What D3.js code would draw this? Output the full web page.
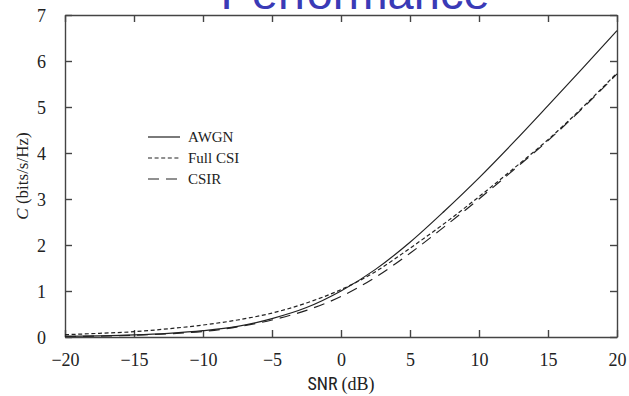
<!DOCTYPE html>
<html>
<head>
<meta charset="utf-8">
<script src="https://cdn.jsdelivr.net/npm/d3@7"></script>
<style>
  body { margin: 0; background: #fff; }
  svg { display: block; }
</style>
</head>
<body>
<div id="chart"></div>
<script>
// values
const snr = [-20, -17.5, -15, -12.5, -10, -7.5, -5, -2.5, 0, 2.5, 5, 7.5, 10, 12.5, 15, 17.5, 20];
const awgn    = [0.014, 0.026, 0.045, 0.08, 0.137, 0.23, 0.40, 0.64, 1.0, 1.47, 2.06, 2.74, 3.46, 4.23, 5.03, 5.84, 6.66];
const fullCsi = [0.05, 0.08, 0.115, 0.18, 0.26, 0.37, 0.52, 0.74, 1.03, 1.42, 1.93, 2.47, 3.05, 3.66, 4.29, 4.99, 5.74];
const csir    = [0.012, 0.02, 0.04, 0.07, 0.12, 0.22, 0.37, 0.58, 0.88, 1.30, 1.82, 2.40, 3.0, 3.63, 4.27, 4.97, 5.72];
const xTicks = [-20, -15, -10, -5, 0, 5, 10, 15, 20];
const yTicks = [0, 1, 2, 3, 4, 5, 6, 7];
const seriesNames = ["AWGN", "Full CSI", "CSIR"];
const dashes = [null, "4,2.6", "11,7"];

const width = 629, height = 396;
const margin = {top: 15, right: 12, bottom: 59, left: 65};

const svg = d3.select("#chart").append("svg")
    .attr("width", width)
    .attr("height", height);

// slide title, cut off by the top edge as in the original
svg.append("text")
    .attr("x", 355)
    .attr("y", 9)
    .attr("text-anchor", "middle")
    .style("font-family", "'Liberation Sans', Arial, sans-serif")
    .style("font-size", "47px")
    .style("fill", "#3a3ab6")
    .text("Performance");

const x = d3.scaleLinear().domain([-20, 20]).range([margin.left, width - margin.right]);
const y = d3.scaleLinear().domain([0, 7]).range([height - margin.bottom, margin.top]);

const axisColor = "#444";
const tickFont = "'Liberation Serif', 'Times New Roman', serif";

// axes with inward ticks on all four sides
const axBottom = svg.append("g")
    .attr("transform", `translate(0,${y(0)})`)
    .call(d3.axisBottom(x).tickValues(xTicks).tickSizeInner(-7).tickSizeOuter(0).tickPadding(16));
const axTop = svg.append("g")
    .attr("transform", `translate(0,${y(7)})`)
    .call(d3.axisTop(x).tickValues(xTicks).tickSizeInner(-7).tickSizeOuter(0).tickFormat(""));
const axLeft = svg.append("g")
    .attr("transform", `translate(${x(-20)},0)`)
    .call(d3.axisLeft(y).tickValues(yTicks).tickFormat(d3.format("d")).tickSizeInner(-7).tickSizeOuter(0).tickPadding(19));
const axRight = svg.append("g")
    .attr("transform", `translate(${x(20)},0)`)
    .call(d3.axisRight(y).tickValues(yTicks).tickSizeInner(-7).tickSizeOuter(0).tickFormat(""));

[axBottom, axTop, axLeft, axRight].forEach(g => {
    g.selectAll("path, line").attr("stroke", axisColor).attr("stroke-width", 1.4);
    g.selectAll("text")
        .style("font-family", tickFont)
        .style("font-size", "18px")
        .attr("fill", "#222");
});
axLeft.selectAll("text").attr("dy", "0.36em");

// curves
const line = d3.line()
    .x((d, i) => x(snr[i]))
    .y(d => y(d))
    .curve(d3.curveMonotoneX);

[awgn, fullCsi, csir].forEach((vals, k) => {
    svg.append("path")
        .datum(vals)
        .attr("d", line)
        .attr("fill", "none")
        .attr("stroke", "#222")
        .attr("stroke-width", 1.2)
        .attr("stroke-dasharray", dashes[k]);
});

// legend
const legend = svg.append("g");
seriesNames.forEach((name, k) => {
    const ly = 137 + k * 21;
    legend.append("line")
        .attr("x1", 148).attr("x2", 180)
        .attr("y1", ly).attr("y2", ly)
        .attr("stroke", "#222")
        .attr("stroke-width", 1.2)
        .attr("stroke-dasharray", dashes[k]);
    legend.append("text")
        .attr("x", 188)
        .attr("y", ly)
        .attr("dy", "0.35em")
        .style("font-family", tickFont)
        .style("font-size", "15px")
        .attr("fill", "#222")
        .text(name);
});

// axis titles
const xt = svg.append("text")
    .attr("x", x(0))
    .attr("y", 390)
    .attr("text-anchor", "middle")
    .attr("fill", "#222")
    .style("font-size", "18px");
xt.append("tspan")
    .style("font-family", "'Liberation Sans Narrow', 'Roboto Condensed', 'Liberation Sans', sans-serif")
    .text("SNR ");
xt.append("tspan")
    .style("font-family", tickFont)
    .text("(dB)");

const yt = svg.append("text")
    .attr("transform", `translate(28,${(y(0) + y(7)) / 2}) rotate(-90)`)
    .attr("text-anchor", "middle")
    .attr("fill", "#222")
    .style("font-family", tickFont)
    .style("font-size", "17px");
yt.append("tspan").style("font-style", "italic").text("C");
yt.append("tspan").text(" (bits/s/Hz)");
</script>
</body>
</html>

» EXERCISE
All of the data above should be transcribed verbatim, with pictures omitted.

» THE OUTPUT
What D3.js code would draw this? Output the full web page.
<!DOCTYPE html>
<html>
<head>
<meta charset="utf-8">
<script src="https://cdn.jsdelivr.net/npm/d3@7"></script>
<style>
  body { margin: 0; background: #fff; }
  svg { display: block; }
</style>
</head>
<body>
<div id="chart"></div>
<script>
// values
const snr = [-20, -17.5, -15, -12.5, -10, -7.5, -5, -2.5, 0, 2.5, 5, 7.5, 10, 12.5, 15, 17.5, 20];
const awgn    = [0.014, 0.026, 0.045, 0.08, 0.137, 0.23, 0.40, 0.64, 1.0, 1.47, 2.06, 2.74, 3.46, 4.23, 5.03, 5.84, 6.66];
const fullCsi = [0.05, 0.08, 0.115, 0.18, 0.26, 0.37, 0.52, 0.74, 1.03, 1.42, 1.93, 2.47, 3.05, 3.66, 4.29, 4.99, 5.74];
const csir    = [0.012, 0.02, 0.04, 0.07, 0.12, 0.22, 0.37, 0.58, 0.88, 1.30, 1.82, 2.40, 3.0, 3.63, 4.27, 4.97, 5.72];
const xTicks = [-20, -15, -10, -5, 0, 5, 10, 15, 20];
const yTicks = [0, 1, 2, 3, 4, 5, 6, 7];
const seriesNames = ["AWGN", "Full CSI", "CSIR"];
const dashes = [null, "4,2.6", "11,7"];

const width = 629, height = 396;
const margin = {top: 15, right: 12, bottom: 59, left: 65};

const svg = d3.select("#chart").append("svg")
    .attr("width", width)
    .attr("height", height);

// slide title, cut off by the top edge as in the original
svg.append("text")
    .attr("x", 355)
    .attr("y", 9)
    .attr("text-anchor", "middle")
    .style("font-family", "'Liberation Sans', Arial, sans-serif")
    .style("font-size", "47px")
    .style("fill", "#3a3ab6")
    .text("Performance");

const x = d3.scaleLinear().domain([-20, 20]).range([margin.left, width - margin.right]);
const y = d3.scaleLinear().domain([0, 7]).range([height - margin.bottom, margin.top]);

const axisColor = "#444";
const tickFont = "'Liberation Serif', 'Times New Roman', serif";

// axes with inward ticks on all four sides
const axBottom = svg.append("g")
    .attr("transform", `translate(0,${y(0)})`)
    .call(d3.axisBottom(x).tickValues(xTicks).tickSizeInner(-7).tickSizeOuter(0).tickPadding(16));
const axTop = svg.append("g")
    .attr("transform", `translate(0,${y(7)})`)
    .call(d3.axisTop(x).tickValues(xTicks).tickSizeInner(-7).tickSizeOuter(0).tickFormat(""));
const axLeft = svg.append("g")
    .attr("transform", `translate(${x(-20)},0)`)
    .call(d3.axisLeft(y).tickValues(yTicks).tickFormat(d3.format("d")).tickSizeInner(-7).tickSizeOuter(0).tickPadding(19));
const axRight = svg.append("g")
    .attr("transform", `translate(${x(20)},0)`)
    .call(d3.axisRight(y).tickValues(yTicks).tickSizeInner(-7).tickSizeOuter(0).tickFormat(""));

[axBottom, axTop, axLeft, axRight].forEach(g => {
    g.selectAll("path, line").attr("stroke", axisColor).attr("stroke-width", 1.4);
    g.selectAll("text")
        .style("font-family", tickFont)
        .style("font-size", "18px")
        .attr("fill", "#222");
});
axLeft.selectAll("text").attr("dy", "0.36em");

// curves
const line = d3.line()
    .x((d, i) => x(snr[i]))
    .y(d => y(d))
    .curve(d3.curveMonotoneX);

[awgn, fullCsi, csir].forEach((vals, k) => {
    svg.append("path")
        .datum(vals)
        .attr("d", line)
        .attr("fill", "none")
        .attr("stroke", "#222")
        .attr("stroke-width", 1.2)
        .attr("stroke-dasharray", dashes[k]);
});

// legend
const legend = svg.append("g");
seriesNames.forEach((name, k) => {
    const ly = 137 + k * 21;
    legend.append("line")
        .attr("x1", 148).attr("x2", 180)
        .attr("y1", ly).attr("y2", ly)
        .attr("stroke", "#222")
        .attr("stroke-width", 1.2)
        .attr("stroke-dasharray", dashes[k]);
    legend.append("text")
        .attr("x", 188)
        .attr("y", ly)
        .attr("dy", "0.35em")
        .style("font-family", tickFont)
        .style("font-size", "15px")
        .attr("fill", "#222")
        .text(name);
});

// axis titles
const xt = svg.append("text")
    .attr("x", x(0))
    .attr("y", 390)
    .attr("text-anchor", "middle")
    .attr("fill", "#222")
    .style("font-size", "18px");
xt.append("tspan")
    .style("font-family", "'Liberation Sans Narrow', 'Roboto Condensed', 'Liberation Sans', sans-serif")
    .text("SNR ");
xt.append("tspan")
    .style("font-family", tickFont)
    .text("(dB)");

const yt = svg.append("text")
    .attr("transform", `translate(28,${(y(0) + y(7)) / 2}) rotate(-90)`)
    .attr("text-anchor", "middle")
    .attr("fill", "#222")
    .style("font-family", tickFont)
    .style("font-size", "17px");
yt.append("tspan").style("font-style", "italic").text("C");
yt.append("tspan").text(" (bits/s/Hz)");
</script>
</body>
</html>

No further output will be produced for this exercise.